Exercise description — Every line from the top of the records through the line containing "state_T = [20, 100, 100, 100, 300]" should be retyped exactly; the pictures should not.

- - - - -

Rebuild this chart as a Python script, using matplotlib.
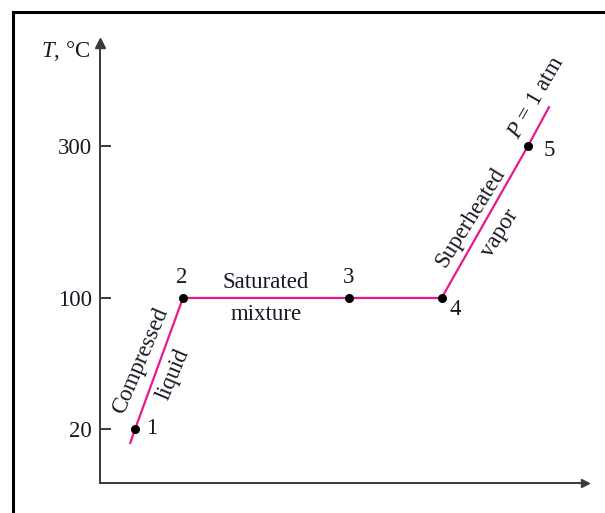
import numpy as np
import matplotlib.pyplot as plt
from matplotlib.lines import Line2D

# T-v diagram of water heated at constant pressure
state_labels = ['1', '2', '3', '4', '5']
state_v = [0.72, 1.70, 5.10, 7.00, 8.77]
state_T = [20, 100, 100, 100, 300]

# process line runs a little past states 1 and 5
line_v = [0.62, 0.72, 1.70, 5.10, 7.00, 8.77, 9.20]
line_T = [11.5, 20, 100, 100, 100, 300, 351]

y_ticks = [20, 100, 300]

# schematic (non-linear) temperature axis
knots_T = np.array([-100, 20, 100, 300, 600])
knots_u = np.array([-142.5, 54, 185, 337, 565])


def fwd(t):
    return np.interp(t, knots_T, knots_u)


def inv(u):
    return np.interp(u, knots_u, knots_T)


plt.rcParams['font.family'] = ['Liberation Serif', 'DejaVu Serif']
plt.rcParams['mathtext.fontset'] = 'custom'
plt.rcParams['mathtext.rm'] = 'Liberation Serif'
plt.rcParams['mathtext.it'] = 'Liberation Serif:italic'

txt_color = '#181822'
axis_color = '#3a3a3a'
pink = '#e8198b'
fs = 16.5

fig = plt.figure(figsize=(6.05, 5.13), dpi=100)
ax = fig.add_axes([100 / 605, 30 / 513, 485 / 605, 440 / 513])
ax.set_yscale('function', functions=(fwd, inv))
ax.set_xlim(0, 10 * 485 / 488)
ax.set_ylim(-13, inv(440))

for side in ['top', 'right']:
    ax.spines[side].set_visible(False)
for side in ['left', 'bottom']:
    ax.spines[side].set_color(axis_color)
    ax.spines[side].set_linewidth(1.4)

# arrow heads on the axes
ax.plot(1, 0, '>', color=axis_color, ms=6, transform=ax.transAxes, clip_on=False)
ax.plot(0, 1, '^', color=axis_color, ms=7, transform=ax.transAxes, clip_on=False)

ax.set_xticks([])
ax.set_yticks(y_ticks)
ax.set_yticklabels([str(t) for t in y_ticks])
ax.yaxis.set_minor_locator(plt.NullLocator())
ax.tick_params(axis='y', direction='in', length=8, width=1.4, color=axis_color,
               labelsize=fs, labelcolor=txt_color, pad=6)

ax.plot(line_v, line_T, color=pink, lw=1.6, zorder=2)
ax.plot(state_v, state_T, 'o', color='black', ms=5.5, zorder=3)

# state numbers
num_offsets = [(8, 0, 'left'), (-1, 15, 'center'), (0, 15, 'center'),
               (10, -8, 'center'), (11, -3, 'left')]
for lab, v, t, (dx, dy, ha) in zip(state_labels, state_v, state_T, num_offsets):
    ax.annotate(lab, (v, t), xytext=(dx, dy), textcoords='offset points',
                ha=ha, va='center', fontsize=fs, color=txt_color)

# region labels, positioned from segment midpoints
def seg_label(text, i, j, dx, dy, rot):
    mv = (line_v[i] + line_v[j]) / 2
    mt = inv((fwd(line_T[i]) + fwd(line_T[j])) / 2)
    ax.annotate(text, (mv, mt), xytext=(dx, dy), textcoords='offset points',
                ha='center', va='center', rotation=rot, rotation_mode='anchor',
                fontsize=fs, color=txt_color)


seg_label('Compressed', 1, 2, -13, 2, 67)
seg_label('liquid', 1, 2, 10, -8, 67)
seg_label('Saturated', 2, 3, 0, 11, 0)
seg_label('mixture', 2, 3, 0, -12, 0)
seg_label('Superheated', 4, 5, -10, 3, 58)
seg_label('vapor', 4, 5, 11, -8, 58)

ax.annotate('$P$ = 1 atm', (line_v[-1], line_T[-1]), xytext=(-9, 7), textcoords='offset points',
            ha='center', va='center', rotation=60, rotation_mode='anchor',
            fontsize=fs, color=txt_color)

ax.annotate('$T$, °C', (0, 1), xycoords='axes fraction', xytext=(-7, -6),
            textcoords='offset points', ha='right', va='center',
            fontsize=fs, color=txt_color)

# page frame
fig.add_artist(Line2D([13 / 605, 1], [1 - 12 / 513, 1 - 12 / 513], color='black', lw=2.2))
fig.add_artist(Line2D([13 / 605, 13 / 605], [0, 1 - 12 / 513], color='black', lw=2.2))

fig.savefig('out.png', dpi=100)
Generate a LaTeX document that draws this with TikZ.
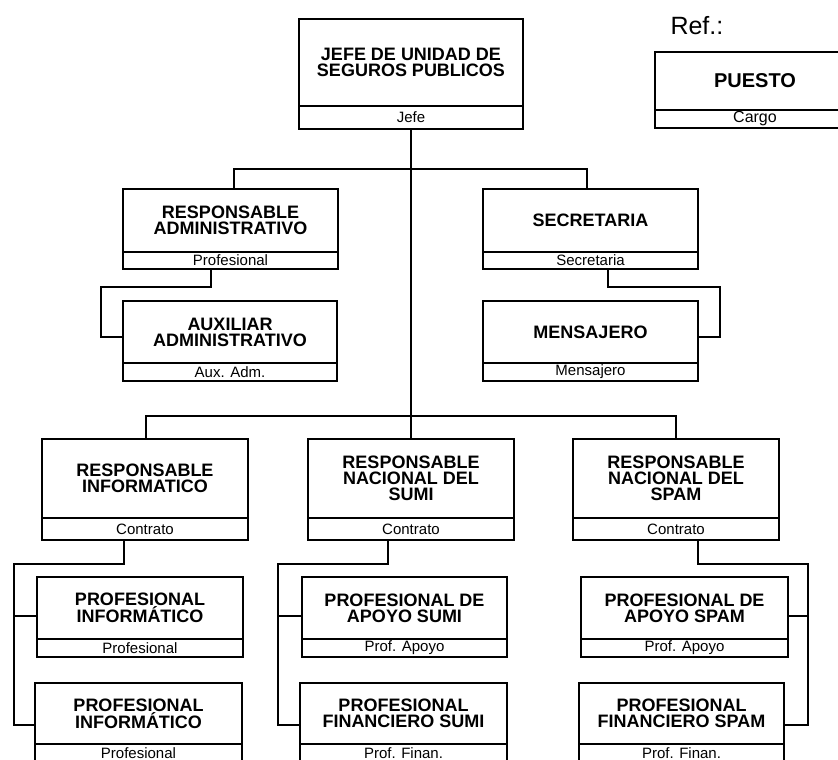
\documentclass[tikz,border=0pt]{standalone}
\usepackage{fontspec}
\setmainfont{Liberation Sans}
\begin{document}
\begin{tikzpicture}[x=1pt,y=-1pt,
  ttl/.style={draw, line width=1.5pt, inner sep=0pt, outer sep=0pt, align=center, anchor=north west,
    font=\bfseries\fontsize{18}{16}\selectfont},
  crg/.style={draw, line width=1.5pt, inner sep=0pt, outer sep=0pt, anchor=north west,
    font=\fontsize{15}{15}\selectfont},
  link/.style={line width=1.5pt}]
\useasboundingbox (0,0) rectangle (838,760);
% ---- reference legend
\node[anchor=base west, font=\fontsize{25}{25}\selectfont] (reft) at (667,35) {Ref.:};
\node[ttl, minimum width=200pt, minimum height=58pt, font=\bfseries\fontsize{20}{20}\selectfont] (ref) at (655,52) {PUESTO};
\node[crg, minimum width=200pt, minimum height=18pt, font=\fontsize{16}{16}\selectfont] (refc) at (ref.south west) {Cargo};
% ---- boxes
\node[ttl, minimum width=224pt, minimum height=87pt] (jefe) at (299,19) {JEFE DE UNIDAD DE\\SEGUROS PUBLICOS};
\node[crg, minimum width=224pt, minimum height=23pt] (jefec) at (jefe.south west) {Jefe};

\node[ttl, minimum width=215pt, minimum height=63pt] (ra) at (123,189) {RESPONSABLE\\ADMINISTRATIVO};
\node[crg, minimum width=215pt, minimum height=17pt] (rac) at (ra.south west) {Profesional};
\node[ttl, minimum width=214pt, minimum height=62pt] (aux) at (123,301) {AUXILIAR\\ADMINISTRATIVO};
\node[crg, minimum width=214pt, minimum height=18pt] (auxc) at (aux.south west) {Aux. Adm.};

\node[ttl, minimum width=215pt, minimum height=63pt] (sec) at (483,189) {SECRETARIA};
\node[crg, minimum width=215pt, minimum height=17pt] (secc) at (sec.south west) {Secretaria};
\node[ttl, minimum width=215pt, minimum height=62pt] (men) at (483,301) {MENSAJERO};
\node[crg, minimum width=215pt, minimum height=18pt] (menc) at (men.south west) {Mensajero};

\node[ttl, minimum width=206pt, minimum height=79pt] (ri) at (42,439) {RESPONSABLE\\INFORMATICO};
\node[crg, minimum width=206pt, minimum height=22pt] (ric) at (ri.south west) {Contrato};
\node[ttl, minimum width=206pt, minimum height=79pt] (rs) at (308,439) {RESPONSABLE\\NACIONAL DEL\\SUMI};
\node[crg, minimum width=206pt, minimum height=22pt] (rsc) at (rs.south west) {Contrato};
\node[ttl, minimum width=206pt, minimum height=79pt] (rp) at (573,439) {RESPONSABLE\\NACIONAL DEL\\SPAM};
\node[crg, minimum width=206pt, minimum height=22pt] (rpc) at (rp.south west) {Contrato};

\node[ttl, minimum width=206pt, minimum height=62pt] (pia) at (37,577) {PROFESIONAL\\INFORMÁTICO};
\node[crg, minimum width=206pt, minimum height=18pt] (piac) at (pia.south west) {Profesional};
\node[ttl, minimum width=207pt, minimum height=61pt] (pib) at (35,683) {PROFESIONAL\\INFORMÁTICO};
\node[crg, minimum width=207pt, minimum height=18pt] (pibc) at (pib.south west) {Profesional};

\node[ttl, minimum width=205pt, minimum height=62pt] (psa) at (302,577) {PROFESIONAL DE\\APOYO SUMI};
\node[crg, minimum width=205pt, minimum height=18pt] (psac) at (psa.south west) {Prof. Apoyo};
\node[ttl, minimum width=207pt, minimum height=61pt] (psb) at (300,683) {PROFESIONAL\\FINANCIERO SUMI};
\node[crg, minimum width=207pt, minimum height=18pt] (psbc) at (psb.south west) {Prof. Finan.};

\node[ttl, minimum width=207pt, minimum height=62pt] (ppa) at (581,577) {PROFESIONAL DE\\APOYO SPAM};
\node[crg, minimum width=207pt, minimum height=18pt] (ppac) at (ppa.south west) {Prof. Apoyo};
\node[ttl, minimum width=205pt, minimum height=61pt] (ppb) at (579,683) {PROFESIONAL\\FINANCIERO SPAM};
\node[crg, minimum width=205pt, minimum height=18pt] (ppbc) at (ppb.south west) {Prof. Finan.};

% ---- connectors
\coordinate (hb) at (411,416);
\draw[link] (jefec.south) -- (hb);
\coordinate (h1l) at (234,169);
\coordinate (h1r) at (587,169);
\draw[link] (h1l |- ra.north) -- (h1l) -- (h1r) -- (h1r |- sec.north);

\coordinate (a1) at (211,287);
\coordinate (a2) at (101,337);
\draw[link] (a1 |- rac.south) -- (a1) -| (a2) -- (a2 -| aux.west);
\coordinate (s1) at (608,287);
\coordinate (s2) at (720,337);
\draw[link] (s1 |- secc.south) -- (s1) -| (s2) -- (s2 -| men.east);

\coordinate (h2l) at (146,416);
\coordinate (h2r) at (676,416);
\draw[link] (h2l |- ri.north) -- (h2l) -- (h2r) -- (h2r |- rp.north);
\draw[link] (hb) -- (rs.north);

\coordinate (i1) at (124,564);
\coordinate (i2) at (14,725);
\coordinate (i3) at (14,616);
\draw[link] (i1 |- ric.south) -- (i1) -| (i2) -- (i2 -| pib.west);
\draw[link] (i3) -- (i3 -| pia.west);

\coordinate (u1) at (388,564);
\coordinate (u2) at (278,725);
\coordinate (u3) at (278,616);
\draw[link] (u1 |- rsc.south) -- (u1) -| (u2) -- (u2 -| psb.west);
\draw[link] (u3) -- (u3 -| psa.west);

\coordinate (p1) at (698,564);
\coordinate (p2) at (808,725);
\coordinate (p3) at (808,616);
\draw[link] (p1 |- rpc.south) -- (p1) -| (p2) -- (p2 -| ppb.east);
\draw[link] (p3) -- (p3 -| ppa.east);
\end{tikzpicture}
\end{document}
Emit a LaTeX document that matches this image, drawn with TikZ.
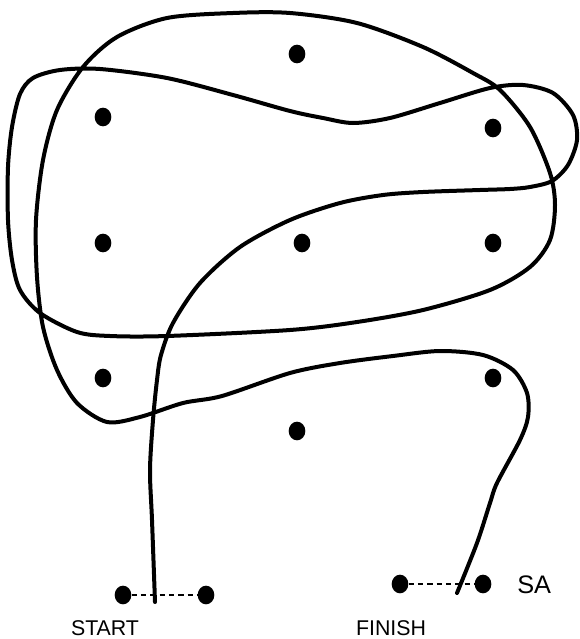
\documentclass[tikz,border=0pt]{standalone}
\usepackage{fontspec}
\setmainfont{Liberation Sans}
\usetikzlibrary{shapes.geometric}
\begin{document}
\begin{tikzpicture}[x=0.75pt,y=-0.75pt,
  dot/.style={ellipse,fill=black,inner sep=0pt,minimum width=12.5pt,minimum height=14pt},
  route/.style={line width=3pt,line cap=round,line join=round},
  dashline/.style={line width=1pt,dash pattern=on 4pt off 3pt},
  lbl/.style={font=\fontsize{16}{18}\selectfont,inner sep=0pt},
  biglbl/.style={font=\fontsize{19}{21}\selectfont,inner sep=0pt}]
\useasboundingbox (0,0) rectangle (580,639);
% grid dots
\node[dot] (d1) at (297,54) {};
\node[dot] (d2) at (103,117) {};
\node[dot] (d3) at (493,128) {};
\node[dot] (d4) at (103,243) {};
\node[dot] (d5) at (302,243) {};
\node[dot] (d6) at (493,243) {};
\node[dot] (d7) at (103,378) {};
\node[dot] (d8) at (493,378) {};
\node[dot] (d9) at (297,431) {};
% start / finish dots
\node[dot] (s1) at (123,595) {};
\node[dot] (s2) at (206,595) {};
\node[dot] (f1) at (400,584) {};
\node[dot] (f2) at (483,584) {};
\draw[dashline] (s1) -- (s2);
\draw[dashline] (f1) -- (f2);
% labels
\node[lbl,anchor=base] (tstart) at (105,635.5) {START};
\node[lbl,anchor=base] (tfinish) at (391,635.5) {FINISH};
\node[biglbl,anchor=base west] (tsa) at (517,593) {SA};
% route
\coordinate (rs) at (155,602);
\coordinate (re) at (457,593);
\draw[route] plot[smooth,tension=0.5] coordinates {
 (rs) (152,520) (150,470) (153,420) (157,380) (161,355) (173,323)
 (200,283) (240,247) (290,220) (340,203) (383,195) (423,192) (480,190) (510,189)
 (530,187) (552,181) (568,165) (577,140) (573,115) (553,93) (523,85) (490,88)
 (440,103) (390,118) (353,123) (323,118) (290,111) (233,95) (167,78) (100,69)
 (60,70) (33,78) (20,94) (12,127) (8,167) (8,220) (12,260) (20,290) (40,313)
 (77,332) (110,336) (167,336) (290,330) (357,322) (423,310) (490,290) (530,267)
 (550,240) (555,205) (550,173) (530,127) (500,90) (473,73) (423,47) (357,23)
 (290,13) (233,13) (167,18) (117,37) (83,67) (57,110) (43,160) (36,220)
 (37,277) (43,327) (57,370) (77,403) (107,422) (140,417) (183,403) (222,396)
 (290,373) (340,363) (393,356) (440,351) (483,355) (513,370) (527,393)
 (528,417) (520,440) (497,483) (490,503) (477,543) (re)};
\end{tikzpicture}
\end{document}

- - - - -

Solution below —
Rebuild this chart as a Python script, using matplotlib.
import numpy as np
import matplotlib.pyplot as plt
from matplotlib.lines import Line2D

# T-v diagram of water heated at constant pressure
state_labels = ['1', '2', '3', '4', '5']
state_v = [0.72, 1.70, 5.10, 7.00, 8.77]
state_T = [20, 100, 100, 100, 300]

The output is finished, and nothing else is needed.